We’re currently fighting a landlord who refuses to make repairs for long-term tenants in order to force them out — and then overcharges new tenants. If you just moved to Brooklyn in the last five years and you’re in a rent-stabilized apartment, chances are you’re being overcharged $300 to $400.

Tenant harassment is coupled with police harassment. We’ve been able to prove that since 2012, rapidly gentrifying neighborhoods have had high rates of “stop and frisk” profiling. “Broken window” policing has meant summonses for everything from riding bikes on the sidewalk, walking between subway cars, speeding on a platform and being in a park after dusk.

“Driving while Black or Brown.” We do so much work trying to stop the level of tickets and summonses written to drivers of color. A checkpoint is set up and a quota set. We have captured video showing harassment of young people. We’ve also documented plenty of white people drinking or smoking on the subway without getting any tickets.

There is clearly a double standard for people of color and migrants moving in or trying to live or stay in Brooklyn. Landlords refuse to rent or sell to people of color, and at the same time the police are doing everything in their power to push people out of Brooklyn. We’re back to Jim Crow segregation in New York City.


Imani Henry assulted at Mayor’s hearing.

On March 23, the mayor’s housing plan was approved by the City Council. This plan leaves out a large percentage of the people of New York, especially families of color who can no longer afford to live in the city. Some 25 percent of the people here make $25,000 and under a year. Mayor Bill de Blasio’s plan specifically allows rezoning of peoples and communities.

We are sitting in our neighborhoods thinking to ourselves: “We want more skyscrapers? That’s what New York City needs? We need more luxury apartments?” Only a small percentage of housing goes toward low-income units. In our own neighborhoods we are considered minorities.

People who can afford market-rate apartments become the majority in a building. That is ridiculous. The vast majority of the people who live in New York City are low- to middle-income. We should have the majority of the housing.

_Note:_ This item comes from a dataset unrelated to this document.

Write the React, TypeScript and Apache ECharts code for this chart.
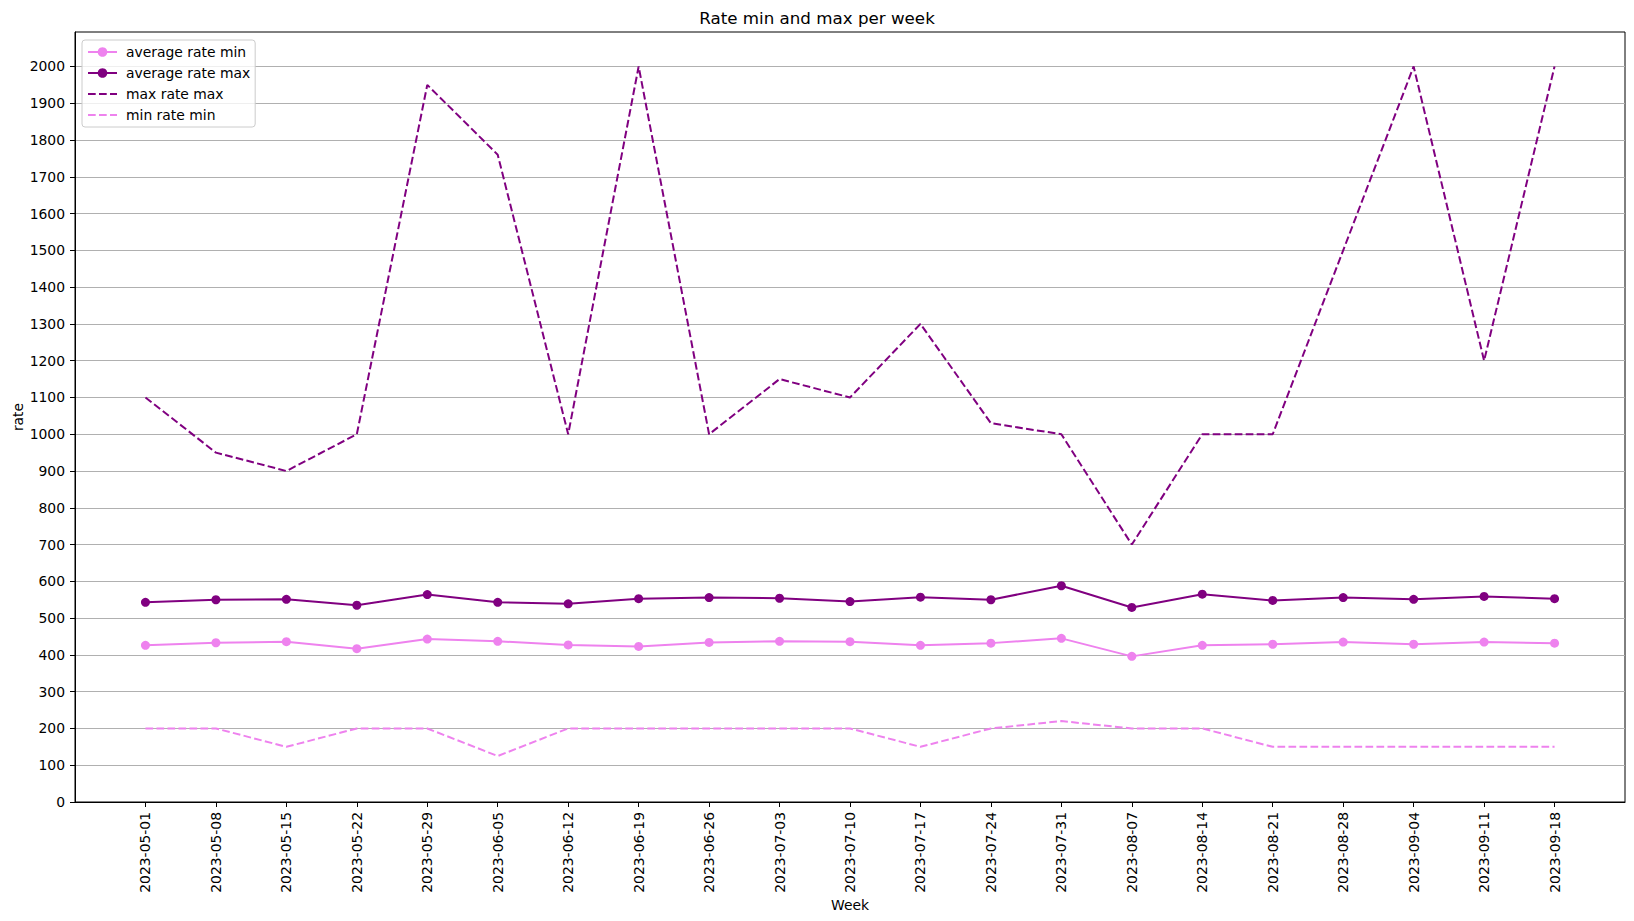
import React, { useEffect, useRef } from "react";
import * as echarts from "echarts";

const weeks: string[] = [
  "2023-05-01", "2023-05-08", "2023-05-15", "2023-05-22", "2023-05-29",
  "2023-06-05", "2023-06-12", "2023-06-19", "2023-06-26", "2023-07-03",
  "2023-07-10", "2023-07-17", "2023-07-24", "2023-07-31", "2023-08-07",
  "2023-08-14", "2023-08-21", "2023-08-28", "2023-09-04", "2023-09-11",
  "2023-09-18",
];

const averageRateMin: number[] = [426, 433, 436, 417, 443, 437, 427, 423, 434, 437, 436, 426, 432, 445, 396, 426, 429, 435, 429, 435, 432];
const averageRateMax: number[] = [543, 550, 551, 535, 564, 543, 539, 553, 556, 554, 545, 557, 550, 588, 529, 565, 548, 556, 551, 559, 553];
const maxRateMax: number[] = [1100, 950, 900, 1000, 1950, 1760, 1000, 2000, 1000, 1150, 1100, 1300, 1030, 1000, 700, 1000, 1000, 1500, 2000, 1200, 2000];
const minRateMin: number[] = [200, 200, 150, 200, 200, 125, 200, 200, 200, 200, 200, 150, 200, 220, 200, 200, 150, 150, 150, 150, 150];

const yTicks: number[] = [0, 100, 200, 300, 400, 500, 600, 700, 800, 900, 1000, 1100, 1200, 1300, 1400, 1500, 1600, 1700, 1800, 1900, 2000];

const VIOLET = "#ee82ee";
const PURPLE = "#800080";
const FONT = "DejaVu Sans";

const pairs = (vals: number[]) => vals.map((v, i) => [i, v]);

export default function App() {
  const ref = useRef<HTMLDivElement>(null);

  useEffect(() => {
    document.body.style.margin = "0";
    const chart = echarts.init(ref.current!, null, { renderer: "svg" });
    const idx = weeks.map((_, i) => i);
    const allVals = [...averageRateMin, ...averageRateMax, ...maxRateMax, ...minRateMin];
    const dMin = Math.min(...allVals);
    const dMax = Math.max(...allVals);
    const yMax = dMax + 0.05 * (dMax - dMin);

    chart.setOption({
      animation: false,
      backgroundColor: "#ffffff",
      textStyle: { fontFamily: FONT },
      title: {
        text: "Rate min and max per week",
        left: "center",
        top: 4,
        textStyle: { fontFamily: FONT, fontSize: 16.7, fontWeight: "normal", color: "#000" },
      },
      legend: {
        orient: "vertical",
        left: 82,
        top: 40,
        itemWidth: 29,
        itemHeight: 12,
        itemGap: 7,
        padding: [5, 5, 5, 5],
        backgroundColor: "rgba(255,255,255,0.8)",
        borderColor: "#cccccc",
        borderWidth: 1,
        borderRadius: 3,
        textStyle: { fontFamily: FONT, fontSize: 13.9, color: "#000", padding: [0, 0, 0, 4] },
        data: [
          { name: "average rate min" },
          { name: "average rate max" },
          { name: "max rate max", itemStyle: { opacity: 0 } },
          { name: "min rate min", itemStyle: { opacity: 0 } },
        ],
      },
      grid: {
        left: 75,
        right: 9,
        top: 32,
        bottom: 119,
        show: true,
        borderColor: "#000",
        borderWidth: 1,
        backgroundColor: "transparent",
        containLabel: false,
        outerBoundsMode: "none",
      },
      xAxis: {
        type: "value",
        min: -1,
        max: weeks.length,
        interval: 1,
        name: "Week",
        nameLocation: "middle",
        nameGap: 96,
        nameMoveOverlap: false,
        nameTextStyle: { fontFamily: FONT, fontSize: 13.9, color: "#000" },
        axisLine: { show: true, onZero: false, lineStyle: { color: "#000", width: 1 } },
        axisTick: { show: true, length: 5, lineStyle: { color: "#000" }, customValues: idx },
        axisLabel: {
          customValues: idx,
          rotate: 90,
          margin: 10,
          fontFamily: FONT,
          fontSize: 13.9,
          color: "#000",
          formatter: (v: number) => (v >= 0 && v < weeks.length ? weeks[Math.round(v)] : ""),
        },
        splitLine: { show: false },
      },
      yAxis: {
        type: "value",
        min: 0,
        max: yMax,
        interval: 100,
        name: "rate",
        nameLocation: "middle",
        nameGap: 50,
        nameMoveOverlap: false,
        nameTextStyle: { fontFamily: FONT, fontSize: 13.9, color: "#000" },
        axisLine: { show: true, onZero: false, lineStyle: { color: "#000", width: 1 } },
        axisTick: { show: true, length: 5, lineStyle: { color: "#000" }, customValues: yTicks },
        axisLabel: {
          customValues: yTicks,
          margin: 10,
          fontFamily: FONT,
          fontSize: 13.9,
          color: "#000",
          formatter: (v: number) => String(v),
        },
        splitLine: { show: true, lineStyle: { color: "#b0b0b0", width: 1.1 } },
      },
      series: [
        {
          name: "average rate min",
          type: "line",
          data: pairs(averageRateMin),
          symbol: "circle",
          symbolSize: 9,
          lineStyle: { color: VIOLET, width: 2 },
          itemStyle: { color: VIOLET },
        },
        {
          name: "average rate max",
          type: "line",
          data: pairs(averageRateMax),
          symbol: "circle",
          symbolSize: 9,
          lineStyle: { color: PURPLE, width: 2 },
          itemStyle: { color: PURPLE },
        },
        {
          name: "max rate max",
          type: "line",
          data: pairs(maxRateMax),
          symbol: "none",
          lineStyle: { color: PURPLE, width: 2, type: [7.7, 3.3] },
          itemStyle: { color: PURPLE },
        },
        {
          name: "min rate min",
          type: "line",
          data: pairs(minRateMin),
          symbol: "none",
          lineStyle: { color: VIOLET, width: 2, type: [7.7, 3.3] },
          itemStyle: { color: VIOLET },
        },
      ],
    });

    return () => chart.dispose();
  }, []);

  return (
    <div
      ref={ref}
      style={{ position: "fixed", left: 0, top: 0, width: 1634, height: 921 }}
    />
  );
}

The housing crisis means that 80 percent of the people spend all their money and resources on paying rent. It is time to have rent regulation universally in New York. The vast majority of people live in unregulated housing, and we should turn that around. We don’t need new condos and luxury developments. What we need is real affordable housing for everyone.

We’re seeing people new to New York City who don’t know their rights and don’t know they’re in a rent-stabilized apartment. They’ve been told lies like “You’re getting preferential rent,” so they think they’re getting a deal. But the truth of the matter is that the landlord is ready to jack up the rent on them at any time. Part of rent stabilization is having a lease with succession rights and repairs that are covered by the landlord. When you’re an unregulated tenant, you’re at the mercy of your landlord.

People with big apartments whose rent is low because they have a lease and have been there for 30 years are being taken to landlord-tenant court. Sometimes they are elders in hospice care who have younger relatives living with them to take care of their dying loved ones.

Developers and the de Blasio administration

At the end of the day the de Blasio administration is beholden to the developers. Capitalism is about profit. Progressive journalist Aaron Cantu has written about the developers behind de Blasio’s pro-gentrification housing plan.

Our community boards must be elected and have veto power because the borough president, who is in many cases tied to real estate money, appoints a community board that then is beholden to him and not to the community. The developers then come to our neighborhoods and get licenses to build. The mayor has made it easier for them to rezone our neighborhoods.

The Equality for Flatbush campaign is partnered with large, affordable housing tenant groups and small grass-roots groups. More protests are being planned. We will be launching a campaign demanding elected community boards. Groups are bringing lawsuits against community boards and the city administration for their role in tenant harassment and discrimination.

We must turn the tide around and make sure that tenants, homeowners, small businesses, people of color, migrants, LGBTQ people, elders, people living with AIDS, disabled people and victims of domestic abuse — all can stay in their homes.